My loop of choice, a 24-inch passive loop, does wonders during the day. KMZQ-670 becomes clearly audible at medium strength on any radio. Rotate the loop a little to the east, and surprisingly Colorado's KLTT-670 is often present at varying ultra-weak to weak signal strength. KMZQ-670 is always in there, though. KLTT sometimes rises above and is nearly in the clear with proper nulling, particularly late in the morning. KLTT is an excellent DX catch here during daylight hours - at an astounding distance of 681 miles. Helping tremendously is KLTT's signal pattern. I am in the main lobe of its daytime pattern, which points roughly southwest (247 degrees). A resounding 5.0 dB pattern gain results in 161 kilowatts ERP being pumped this way after sunrise, crossing the high continental divide running through the center of Colorado. So far, KLTT-670 is my Arizona fixed location distance record for daytime DX. Two other personal records of longer distance are documented in a previous article.

Returning to 50KW outlet KBOI-670 in Boise, if we can receive 50KW KLTT-670 in Denver at 681 miles during daylight hours, why can't we receive KBOI at 683 miles? So far this station has only been audible during nighttime hours. Part of the problem here is KBOI's pattern. During the daytime, it is an omnidirectional one without gain. Secondly, and unfortunately, Las Vegas's KMZQ is also almost directly in-between KBOI and me. Null KMZQ, and I am nulling KBOI. Daytime reception will probably never happen.

Still I listen for little KIRN-670 over in Simi Valley. I have not caught it during daytime hours yet, but continue to try. The possibility exists that its 5KW signal could one day make the grade over the relatively short distance of only 260 miles. KMZQ in Las Vegas is a major problem, though. Little azimuth exists between these two stations from this location, making it hard to null KMZQ effectively enough to quiet the frequency. It is interesting that KLTT makes the grade all the way from Denver over the 681 mile path at 50KW, but KIRN cannot manage 260 miles with 5KW. Partly, KIRN's pattern is due south, and I am off the side of it. The return pattern loss is a negative 5.5 dB, so only 1384 effective watts are sent this way.

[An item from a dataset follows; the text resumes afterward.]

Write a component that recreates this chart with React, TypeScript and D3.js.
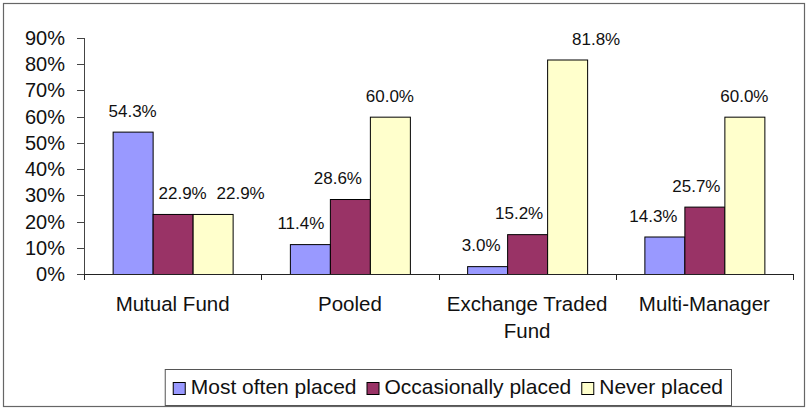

It would be nice to one day hear Chicago's 50KW WSCR-670, at 1530 miles distance from southwestern Arizona. It is on a bearing of 60 degrees, slightly east of Colorado's KLTT at 47 degrees. Looking at a grayline map, it might be possible to snatch WSCR at its local sunrise time, as KLTT is still at low power for the darkness period (at 700 watts), and Las Vegas's KMZQ is still at low power as well (600 watts). Evenings may be possible too. On another channel, WWL-870 in New Orleans is receivable here at 1437 miles many evenings, though it has less competition.

Check out the pattern plot for KMZQ. See how nicely KMZQ avoids KIRN and KLTT, fitting them exactly into the deepest nulls of its pattern. Nice work!


gkinsman said...


I live in Simi Valley, so "little" KIRN 670 is my strongest station, and sometimes a pest; for example, when trying to listen to KTNN 660 (Window Rock, AZ).



Hi Gary,

Ha! Guess little KIRN isn't so little after all!